A representative of another kind of personally reflective creative memoir, the bereavement memoir, Joan Didion’s The Year of Magical Thinking, powerfully recounts her feelings about the death of her husband (an area of creative writing in which many believe Didion has set a benchmark) and – more importantly for those seeking information about her writing processes – the “magical thinking” that followed, and which allowed her to craft a book from her experience. “We might expect that we will be prostrate, inconsolable, crazy with loss,” she writes. “We do not expect to be literally crazy, cool customers who believe that their husband is about to return and need his shoes” (188). The result is a memoir in which creativity, and how to image it, is also in the forefront.

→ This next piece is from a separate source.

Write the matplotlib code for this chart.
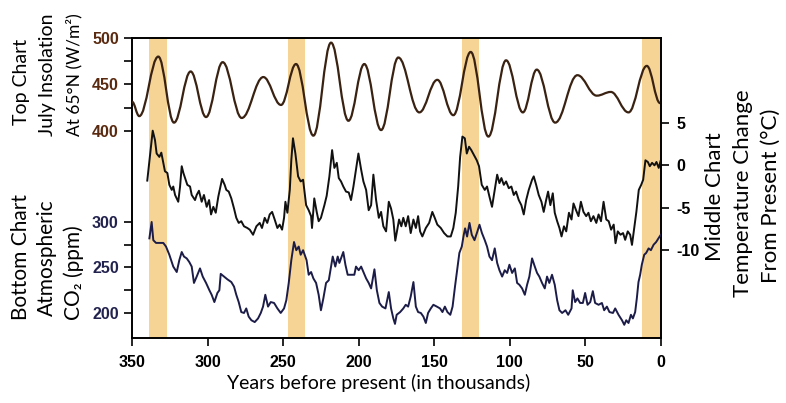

This profile of a series of popular memoirs demonstrates that the personal memoirs of creative individuals can contribute to investigations of creativity and, especially, provide models of imaging, and imagining, the creative self. In doing so, this discussion has also attempted to answer a wider question in relation to personal memoir: whether the personal memoir, often neglected and/or disparaged in scholarly and critical discourse, can be usefully integrated into investigations of creativity, creative identity and creative writing research. This discussion provides an answer that the personal memoir can do this. Moreover, these expressions of, and reflections upon, authorial creativity has relevance for both writers and readers who are seeking expressions in this mode as both models and sources of information.